In the listing that follows, retype every line from the first through the one containing "(568,24) rectangle (756,121);". Pictures are to be left out.

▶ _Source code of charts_
____

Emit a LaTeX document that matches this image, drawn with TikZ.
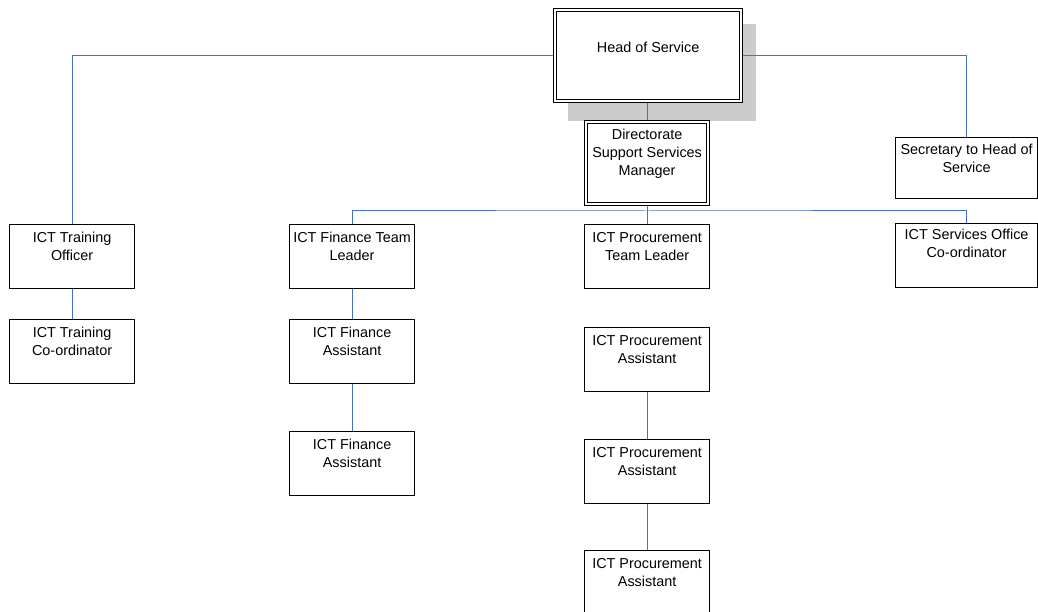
\documentclass[tikz,border=0pt]{standalone}
\usepackage{fontspec}
\setmainfont{Liberation Sans}
\begin{document}
\begin{tikzpicture}[x=1pt,y=-1pt,
  post/.style={draw=black, line width=1.2pt, fill=white, inner sep=0pt,
    minimum width=125pt, minimum height=64pt, anchor=north west},
  wide/.style={post, minimum width=142pt},
  senior/.style={post},
  inner rule/.style={draw=black, line width=1.2pt},
  title/.style={anchor=north, inner sep=0pt, align=center, yshift=-8pt,
    font=\fontsize{14.4}{18}\selectfont},
  link/.style={draw={rgb,255:red,68;green,114;blue,196}, line width=1pt}
]
\useasboundingbox (0,0) rectangle (1038,612);

% shadow behind the head of service
\fill[gray!40] (568,24) rectangle (756,121);

% senior posts, framed with a double rule
\node[senior, minimum width=189pt, minimum height=94pt] (hos) at (553,8) {};
\draw[inner rule] ([shift={(3.5,3.5)}]hos.north west) rectangle ([shift={(-3.5,-3.5)}]hos.south east);
\node[title, yshift=-26pt] (hosT) at (hos.north) {Head of Service};
\node[senior, minimum width=125pt, minimum height=85pt] (dir) at (584,120) {};
\draw[inner rule] ([shift={(3.5,3.5)}]dir.north west) rectangle ([shift={(-3.5,-3.5)}]dir.south east);
\node[title, yshift=-1pt] (dirT) at (dir.north) {Directorate\\Support Services\\Manager};
\node[wide, minimum height=61pt] (sec) at (895,137) {};
\node[title, yshift=1pt] (secT) at (sec.north) {Secretary to Head of\\Service};

% second tier
\node[post] (tro) at (9,224) {};
\node[title] (troT) at (tro.north) {ICT Training\\Officer};
\node[post] (ftl) at (289,224) {};
\node[title] (ftlT) at (ftl.north) {ICT Finance Team\\Leader};
\node[post] (ptl) at (584,224) {};
\node[title] (ptlT) at (ptl.north) {ICT Procurement\\Team Leader};
\node[wide] (soc) at (895,223) {};
\node[title, yshift=2pt] (socT) at (soc.north) {ICT Services Office\\Co-ordinator};

% third tier and below
\node[post] (trc) at (9,319) {};
\node[title] (trcT) at (trc.north) {ICT Training\\Co-ordinator};
\node[post] (fa1) at (289,319) {};
\node[title] (fa1T) at (fa1.north) {ICT Finance\\Assistant};
\node[post] (fa2) at (289,431) {};
\node[title] (fa2T) at (fa2.north) {ICT Finance\\Assistant};
\node[post] (pa1) at (584,327) {};
\node[title] (pa1T) at (pa1.north) {ICT Procurement\\Assistant};
\node[post] (pa2) at (584,439) {};
\node[title] (pa2T) at (pa2.north) {ICT Procurement\\Assistant};
\node[post] (pa3) at (584,550) {};
\node[title] (pa3T) at (pa3.north) {ICT Procurement\\Assistant};

% reporting lines
\coordinate (bus) at (647,211);
\draw[link] (hos.west) -| (tro.north);
\draw[link] (hos.east) -| (sec.north);
\draw[link] (hos.south -| dir.north) -- (dir.north);
\draw[link] (dir.south) -- (ptl.north);
\draw[link] (ftl.north) |- (bus) -| (soc.north);
\draw[link] (tro.south) -- (trc.north);
\draw[link] (ftl.south) -- (fa1.north);
\draw[link] (fa1.south) -- (fa2.north);
\draw[link] (pa1.south) -- (pa2.north);
\draw[link] (pa2.south) -- (pa3.north);
\end{tikzpicture}
\end{document}
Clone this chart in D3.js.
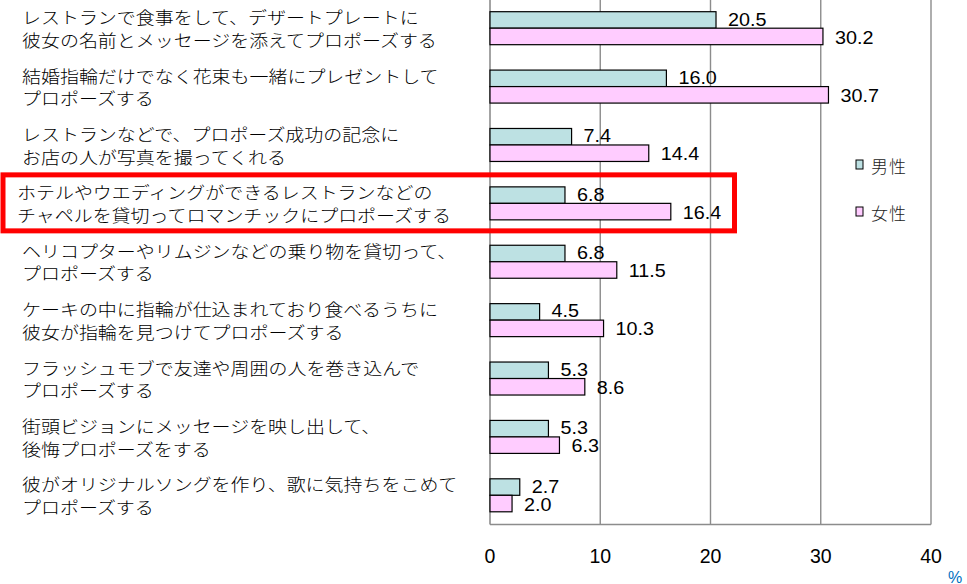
<!DOCTYPE html>
<html><head><meta charset="utf-8">
<script src="https://cdn.jsdelivr.net/npm/d3@7/dist/d3.min.js"></script>
<style>
html,body{margin:0;padding:0;background:#fff;}
svg{display:block;}
</style>
</head><body>
<svg id="chart" width="967" height="584"></svg>
<script>
const categories = [
  ["レストランで食事をして、デザートプレートに","彼女の名前とメッセージを添えてプロポーズする"],
  ["結婚指輪だけでなく花束も一緒にプレゼントして","プロポーズする"],
  ["レストランなどで、プロポーズ成功の記念に","お店の人が写真を撮ってくれる"],
  ["ホテルやウエディングができるレストランなどの","チャペルを貸切ってロマンチックにプロポーズする"],
  ["ヘリコプターやリムジンなどの乗り物を貸切って、","プロポーズする"],
  ["ケーキの中に指輪が仕込まれており食べるうちに","彼女が指輪を見つけてプロポーズする"],
  ["フラッシュモブで友達や周囲の人を巻き込んで","プロポーズする"],
  ["街頭ビジョンにメッセージを映し出して、","後悔プロポーズをする"],
  ["彼がオリジナルソングを作り、歌に気持ちをこめて","プロポーズする"]
];
const maleValues   = [20.5, 16.0, 7.4, 6.8, 6.8, 4.5, 5.3, 5.3, 2.7];
const femaleValues = [30.2, 30.7, 14.4, 16.4, 11.5, 10.3, 8.6, 6.3, 2.0];
const seriesNames = ["男性", "女性"];
const xTicks = [0, 10, 20, 30, 40];
const highlightIndex = 3;

const colors = ["#bde1e3", "#ffccff"];

const svg = d3.select("#chart");
const pLeft = 490, pRight = 931, pTop = -1, pBottom = 524.5;

const x = d3.scaleLinear().domain([0, 40]).range([pLeft, pRight]);
const y = d3.scaleBand().domain(d3.range(categories.length)).range([pTop, pBottom])
  .paddingInner(0.435).paddingOuter(0.2175);
const ySub = d3.scaleBand().domain([0, 1]).range([0, y.bandwidth()]);

// grid lines
svg.append("g").selectAll("line").data(xTicks.slice(1)).join("line")
  .attr("x1", d => x(d)).attr("x2", d => x(d))
  .attr("y1", 0).attr("y2", pBottom)
  .attr("stroke", "#8c8c8c").attr("stroke-width", 1.4);

// axis lines
svg.append("line").attr("x1", x(0)).attr("x2", x(0)).attr("y1", 0).attr("y2", pBottom)
  .attr("stroke", "#8c8c8c").attr("stroke-width", 1.6);
svg.append("line").attr("x1", x(0)).attr("x2", x(40)).attr("y1", pBottom).attr("y2", pBottom)
  .attr("stroke", "#8c8c8c").attr("stroke-width", 1.4);

// bars
const series = [maleValues, femaleValues];
series.forEach((vals, si) => {
  const g = svg.append("g");
  g.selectAll("rect").data(vals).join("rect")
    .attr("x", x(0))
    .attr("y", (d, i) => y(i) + ySub(si))
    .attr("width", d => x(d) - x(0))
    .attr("height", ySub.bandwidth())
    .attr("fill", colors[si])
    .attr("stroke", "#000").attr("stroke-width", 1.2);
  g.selectAll("text").data(vals).join("text")
    .attr("transform", (d, i) => `translate(${x(d) + 12},${y(i) + ySub(si) + ySub.bandwidth() / 2 + (si === 0 ? -0.5 : 1)}) scale(1.13,1)`)
    .attr("dominant-baseline", "central")
    .attr("font-family", "Liberation Sans, Arial, sans-serif")
    .attr("font-size", 17.5)
    .attr("fill", "#000")
    .text(d => d.toFixed(1));
});

// category labels
const lab = svg.append("g");
categories.forEach((lines, i) => {
  const cy = y(i) + y.bandwidth() / 2;
  const lx = i === highlightIndex ? 17 : 22;
  lines.forEach((t, li) => {
    lab.append("text")
      .attr("transform", `translate(${lx},${cy + (li === 0 ? -11.3 : 11.3)}) scale(1.15,1)`)
      .attr("dominant-baseline", "central")
      .attr("font-family", "Noto Sans CJK JP, sans-serif")
      .attr("font-weight", 300)
      .attr("font-size", 16.5)
      .attr("fill", "#000")
      .text(t);
  });
});

// highlight box
{
  const cy = y(highlightIndex) + y.bandwidth() / 2;
  svg.append("rect")
    .attr("x", 3).attr("y", cy - 28.5)
    .attr("width", 731.5).attr("height", 56)
    .attr("fill", "none").attr("stroke", "#ff0000").attr("stroke-width", 5);
}

// x tick labels
svg.append("g").selectAll("text").data(xTicks).join("text")
  .attr("x", d => x(d)).attr("y", 555.5)
  .attr("text-anchor", "middle").attr("dominant-baseline", "central")
  .attr("font-family", "Liberation Sans, Arial, sans-serif")
  .attr("font-size", 19.5).attr("fill", "#000")
  .text(d => d);

svg.append("text").attr("x", 955).attr("y", 577)
  .attr("text-anchor", "middle").attr("dominant-baseline", "central")
  .attr("font-family", "Liberation Sans, Arial, sans-serif")
  .attr("font-size", 16).attr("fill", "#0070c0").text("%");

// legend
const leg = svg.append("g");
seriesNames.forEach((n, i) => {
  const ly = 165 + i * 47;
  leg.append("rect").attr("x", 856).attr("y", ly - 5).attr("width", 7).attr("height", 9)
    .attr("fill", colors[i]).attr("stroke", "#000").attr("stroke-width", 1);
  leg.append("text").attr("x", 871).attr("y", ly)
    .attr("dominant-baseline", "central")
    .attr("font-family", "Noto Sans CJK JP, sans-serif")
    .attr("font-weight", 300)
    .attr("font-size", 17).attr("letter-spacing", 1).attr("fill", "#222")
    .text(n);
});
</script>
</body></html>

____

▶ _Result for this exercise_
Emit a LaTeX document that matches this image, drawn with TikZ.
\documentclass[tikz,border=0pt]{standalone}
\usepackage{fontspec}
\setmainfont{Liberation Sans}
\begin{document}
\begin{tikzpicture}[x=1pt,y=-1pt,
  post/.style={draw=black, line width=1.2pt, fill=white, inner sep=0pt,
    minimum width=125pt, minimum height=64pt, anchor=north west},
  wide/.style={post, minimum width=142pt},
  senior/.style={post},
  inner rule/.style={draw=black, line width=1.2pt},
  title/.style={anchor=north, inner sep=0pt, align=center, yshift=-8pt,
    font=\fontsize{14.4}{18}\selectfont},
  link/.style={draw={rgb,255:red,68;green,114;blue,196}, line width=1pt}
]
\useasboundingbox (0,0) rectangle (1038,612);

% shadow behind the head of service
\fill[gray!40] (568,24) rectangle (756,121);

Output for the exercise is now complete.